Kayleigh-Anne Palmer murder: Risk to pregnant teen 'known'
Authorities knew a pregnant teenager who was murdered by her boyfriend was at risk, a report has revealed.
Kayleigh-Anne Palmer, 16, was choked with a scarf by Aston Robinson, 18 in 2014.
He was jailed for life for murdering the Cheltenham teenager, who was 24-weeks pregnant.
A Gloucestershire Safeguarding Children Board (GSCB) review found risks were identified by different authorities but were not looked at collectively.
Youth services, social care, the police and local NHS health trusts were all involved with the couple during the period under review, between October 2011 and Kayleigh-Anne's death in April 2014.
Over that period, the various authorities were informed of numerous incidents where Robinson had been violent or exhibited controlling behaviour towards Kayleigh-Anne.
During one incident, a neighbour told police he had assaulted her, and that she thought Robinson had knocked her to the ground and kicked her in the stomach, while she was pregnant.
And in another, Kayleigh-Anne attended A&E saying she had been punched to the ground by a male she refused to name and left with a bleeding nose.
It was also recorded she turned down the offer of a foster care place and was a self-harmer.
The review said police missed a chance to "engage" with her boyfriend, and the response from social care was slow.

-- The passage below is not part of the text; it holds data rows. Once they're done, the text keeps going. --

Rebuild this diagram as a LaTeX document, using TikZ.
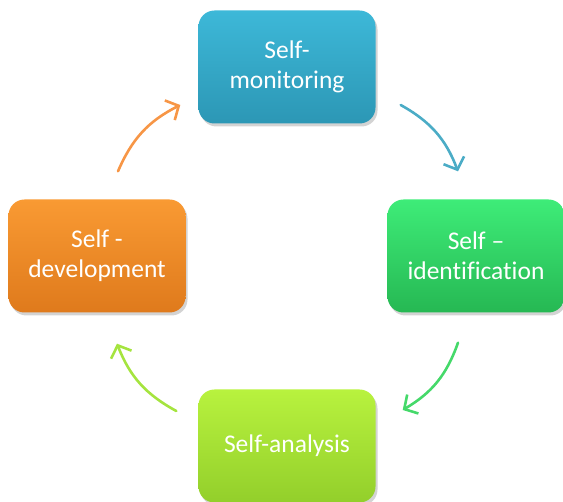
\documentclass[tikz,border=0pt]{standalone}
\usepackage{fontspec}
\setmainfont{Carlito}[Ligatures=CommonOff]
\usepackage{tikz}
\usetikzlibrary{positioning}
\usetikzlibrary{shadows}
\usetikzlibrary{arrows.meta}

\definecolor{tealA}{HTML}{3DB8D8}
\definecolor{tealB}{HTML}{2C97B5}
\definecolor{greenA}{HTML}{3EEC78}
\definecolor{greenB}{HTML}{26B853}
\definecolor{orangeA}{HTML}{F99A33}
\definecolor{orangeB}{HTML}{DF7A1C}
\definecolor{limeA}{HTML}{B8F23E}
\definecolor{limeB}{HTML}{93CF2B}
\definecolor{arrOrange}{HTML}{F79646}
\definecolor{arrTeal}{HTML}{4BACC6}
\definecolor{arrGreen}{HTML}{45D96A}
\definecolor{arrLime}{HTML}{A5E43F}

\tikzset{
  stepbox/.style={rounded corners=16pt, minimum width=177pt, minimum height=113pt,
    inner sep=0pt, align=center, text=white, font=\fontsize{25.5}{30}\selectfont,
    drop shadow={opacity=0.35, shadow xshift=2pt, shadow yshift=-3pt}},
  cyc/.style={line width=2.6pt, line cap=round, -{Straight Barb[length=10pt,width=22pt,line width=2.6pt]}}
}

\begin{document}
\begin{tikzpicture}[x=1pt,y=-1pt]
      \useasboundingbox (0,0) rectangle (563,502);
      \node[stepbox, top color=tealA, bottom color=tealB] (monitor) at (287,67) {Self-\\monitoring};
      \node[stepbox, top color=greenA, bottom color=greenB] (ident) at (476,256) {Self --\\identification};
      \node[stepbox, top color=limeA, bottom color=limeB] (analysis) at (287,446) {Self-analysis};
      \node[stepbox, top color=orangeA, bottom color=orangeB] (develop) at (97,256) {Self -\\development};
      % arrows round the cycle
      \draw[cyc, arrOrange] ([xshift=21pt,yshift=28pt]develop.north) to[bend left=20] ([xshift=-18pt,yshift=-38pt]monitor.west);
      \draw[cyc, arrTeal] ([xshift=25pt,yshift=-38pt]monitor.east) to[bend left=20] ([xshift=-18pt,yshift=28pt]ident.north);
      \draw[cyc, arrGreen] ([xshift=-18pt,yshift=-30pt]ident.south) to[bend left=20] ([xshift=27pt,yshift=36pt]analysis.east);
      \draw[cyc, arrLime] ([xshift=-22pt,yshift=35pt]analysis.west) to[bend left=20] ([xshift=20pt,yshift=-31pt]develop.south);
    \end{tikzpicture}
\end{document}
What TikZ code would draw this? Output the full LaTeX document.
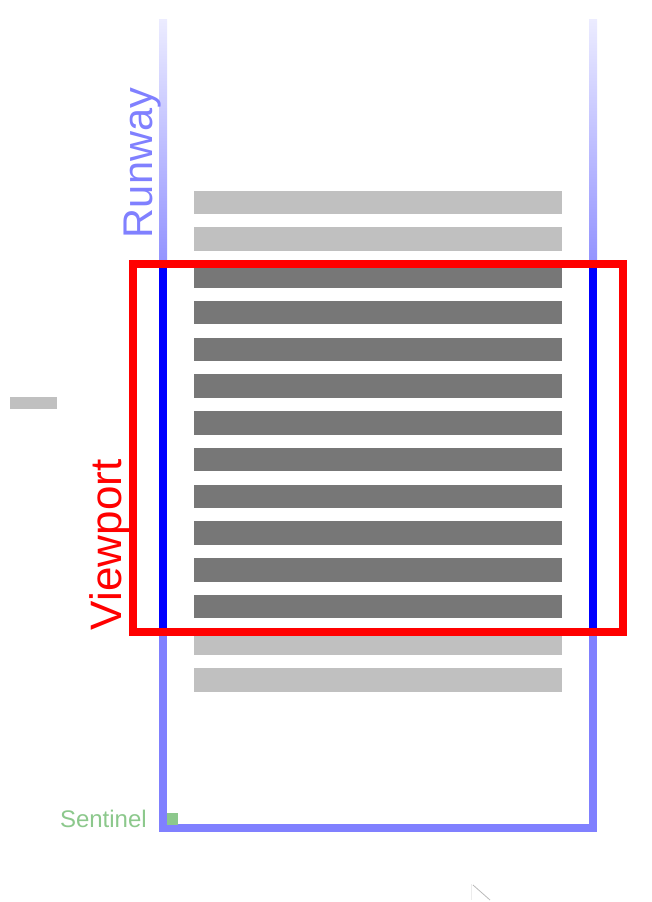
\documentclass[tikz,border=0pt]{standalone}
\usepackage{fontspec}
\setmainfont{Liberation Sans}
\definecolor{lightbar}{RGB}{192,192,192}
\definecolor{darkbar}{RGB}{119,119,119}
\definecolor{runway}{RGB}{128,128,255}
\definecolor{sent}{RGB}{140,200,140}
\begin{document}
\begin{tikzpicture}[x=1pt,y=-1pt,
  lightrow/.style={fill=lightbar},
  darkrow/.style={fill=darkbar},
  rail/.style={line width=8pt},
  lbl/.style={inner sep=0pt, outer sep=0pt}]
\useasboundingbox (0,0) rectangle (652,902);
% list rows
\foreach \i in {0,1,12,13}{
  \pgfmathsetmacro\yy{190.5+36.75*\i}
  \fill[lightrow] (194,\yy) rectangle (562,\yy+23.5);
}
\foreach \i in {2,...,11}{
  \pgfmathsetmacro\yy{190.5+36.75*\i}
  \fill[darkrow] (194,\yy) rectangle (562,\yy+23.5);
}
% small grey item at left
\fill[lightrow] (10,397) rectangle (57,409);
% runway: faded upper part
\shade[top color=runway!15, bottom color=runway!85] (159,19) rectangle (167,262);
\shade[top color=runway!15, bottom color=runway!85] (589,19) rectangle (597,262);
% runway inside viewport
\draw[rail, blue] (163,262) -- (163,632);
\draw[rail, blue] (593,262) -- (593,632);
% runway lower part
\draw[rail, runway, line join=miter] (163,632) -- (163,828) -- (593,828) -- (593,632);
% viewport
\draw[rail, red] (133,264) rectangle (623,632);
% labels
\node[lbl, rotate=90, anchor=base west, text=runway, font=\fontsize{41.5}{41.5}\selectfont] (runwaylbl) at (152,238) {Runway};
\node[lbl, rotate=90, anchor=base west, text=red, font=\fontsize{44}{44}\selectfont] (viewportlbl) at (121,630) {Viewport};
\node[lbl, anchor=base west, text=sent, font=\fontsize{24}{24}\selectfont] (sentinellbl) at (60,827) {Sentinel};
\fill[sent] (167,813) rectangle (178,825);
% faint cursor artifact
\draw[gray!55, line width=0.8pt] (473,885) -- (490,900);
\draw[gray!15, line width=0.6pt] (471,884) -- (471,900);
\end{tikzpicture}
\end{document}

It said there was not enough support in the county for victims of domestic abuse aged under 18, and there was a lack of understanding of domestic abuse between teenagers.

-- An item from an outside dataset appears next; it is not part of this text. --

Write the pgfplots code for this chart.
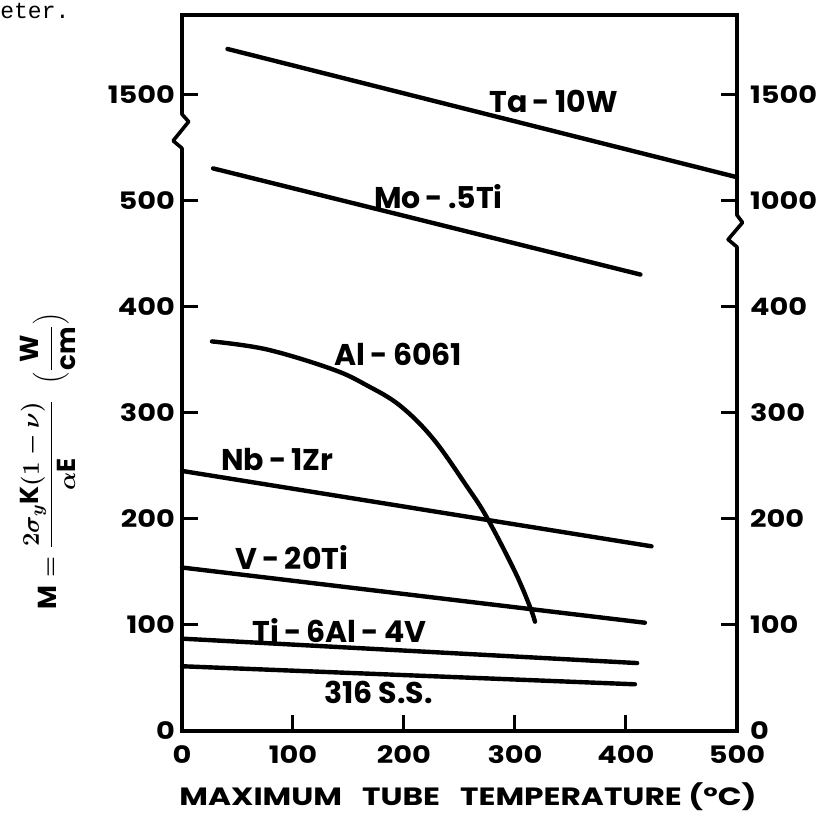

Dep Supt Simon Atkinson, of Gloucestershire Police, said: "There are things that we could have done differently for sure, whether or not that would have prevented poor Kay being murdered, that's a question that we're just not able to answer."
David McCallum, chair of GSCB, said Ms Palmer did not engage with authorities because she was being manipulated and controlled within an abusive relationship.

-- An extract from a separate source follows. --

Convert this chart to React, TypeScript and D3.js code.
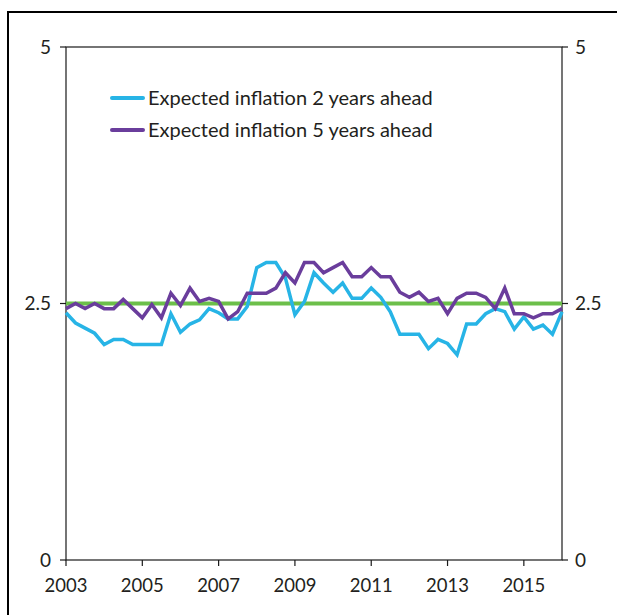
import React from "react";
import * as d3 from "d3";

const startYear = 2003;
const quarterStep = 0.25;

const seriesNames = ["Expected inflation 2 years ahead", "Expected inflation 5 years ahead"];
const seriesColors = ["#27b4e6", "#6a3d9c"];

const twoYear = [
  2.41, 2.31, 2.26, 2.21, 2.1, 2.15, 2.15, 2.1, 2.1, 2.1, 2.1, 2.4, 2.22, 2.3,
  2.34, 2.45, 2.41, 2.35, 2.35, 2.47, 2.85, 2.9, 2.9, 2.75, 2.39, 2.52, 2.8,
  2.7, 2.61, 2.7, 2.55, 2.55, 2.65, 2.56, 2.42, 2.2, 2.2, 2.2, 2.06, 2.15,
  2.11, 2.0, 2.3, 2.3, 2.4, 2.45, 2.42, 2.25, 2.37, 2.25, 2.29, 2.2, 2.42,
];

const fiveYear = [
  2.45, 2.5, 2.45, 2.5, 2.45, 2.45, 2.54, 2.45, 2.36, 2.49, 2.36, 2.6, 2.48,
  2.65, 2.52, 2.55, 2.52, 2.35, 2.42, 2.6, 2.6, 2.6, 2.65, 2.8, 2.7, 2.9, 2.9,
  2.8, 2.85, 2.9, 2.76, 2.76, 2.85, 2.76, 2.76, 2.61, 2.56, 2.61, 2.52, 2.55,
  2.4, 2.55, 2.6, 2.6, 2.56, 2.45, 2.65, 2.4, 2.4, 2.36, 2.4, 2.4, 2.45,
];

const targetValue = 2.5;
const yTicks = [0, 2.5, 5];
const xTicks = [2003, 2005, 2007, 2009, 2011, 2013, 2015];

const FONT = "Lato, 'Open Sans', sans-serif";

export default function App() {
  const left = 66;
  const right = 562;
  const top = 47;
  const bottom = 560;

  const x = d3.scaleLinear().domain([2003, 2016]).range([left, right]);
  const y = d3.scaleLinear().domain([0, 5]).range([bottom, top]);

  const line = d3
    .line<number>()
    .x((_, i) => x(startYear + i * quarterStep))
    .y((d) => y(d));

  const series = [twoYear, fiveYear];

  return (
    <div style={{ position: "absolute", left: 0, top: 0 }}>
      <svg width={617} height={615} style={{ display: "block", fontFamily: FONT }}>
        <rect x={0} y={0} width={617} height={615} fill="#fff" />
        <line x1={8} x2={8} y1={11} y2={615} stroke="#000" strokeWidth={2} />
        <line x1={7} x2={617} y1={12} y2={12} stroke="#000" strokeWidth={2} />

        {/* plot frame */}
        <rect x={left} y={top} width={right - left} height={bottom - top} fill="none" stroke="#1a1a1a" strokeWidth={1.2} />

        {/* y ticks */}
        {yTicks.map((t) => (
          <g key={"y" + t}>
            <line x1={left - 6} x2={left} y1={y(t)} y2={y(t)} stroke="#1a1a1a" strokeWidth={1.2} />
            <line x1={right} x2={right + 6} y1={y(t)} y2={y(t)} stroke="#1a1a1a" strokeWidth={1.2} />
            <text x={left - 15} y={y(t)} dy="0.35em" textAnchor="end" fontSize={19} fill="#231f20">
              {String(t)}
            </text>
            <text x={right + 13} y={y(t)} dy="0.35em" textAnchor="start" fontSize={19} fill="#231f20">
              {String(t)}
            </text>
          </g>
        ))}

        {/* x ticks */}
        {xTicks.map((t) => (
          <g key={"x" + t}>
            <line x1={x(t)} x2={x(t)} y1={bottom} y2={bottom + 6} stroke="#1a1a1a" strokeWidth={1.2} />
            <text x={x(t)} y={bottom + 32} textAnchor="middle" fontSize={18.5} fill="#231f20">
              {String(t)}
            </text>
          </g>
        ))}

        {/* target line */}
        <line x1={x(2003)} x2={x(2016)} y1={y(targetValue)} y2={y(targetValue)} stroke="#6cbf4a" strokeWidth={4} />

        {series.map((s, k) => (
          <path
            key={"s" + k}
            d={line(s) || ""}
            fill="none"
            stroke={seriesColors[k]}
            strokeWidth={3.5}
            strokeLinejoin="miter"
          />
        ))}

        {/* legend */}
        {seriesNames.map((name, k) => (
          <g key={"l" + k} transform={`translate(112, ${98 + k * 32})`}>
            <line x1={0} x2={31} y1={0} y2={0} stroke={seriesColors[k]} strokeWidth={4} strokeLinecap="round" />
            <text x={36} y={0} dy="0.35em" fontSize={20} fill="#231f20">
              {name}
            </text>
          </g>
        ))}
      </svg>
    </div>
  );
}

"We all need to understand the dynamics of domestic abuse - victims very often don't engage because they are subject to that control," he said.
"All the professionals need to understand that dynamic, and not rely on a formal allegation coming from the victim."
Sally Morrissey, of Gloucestershire Domestic Abuse Support Service, said it was "a failing" Ms Palmer's boyfriend was not offered help.
"There are perpetrator programmes in the county, but they usually start at the age of 21," she explained.
"We know there are a lot of young men out there with some really bad attitude towards women.
"Those have got to be challenged and [the young men] have got to be worked with, otherwise we're just storing up problems."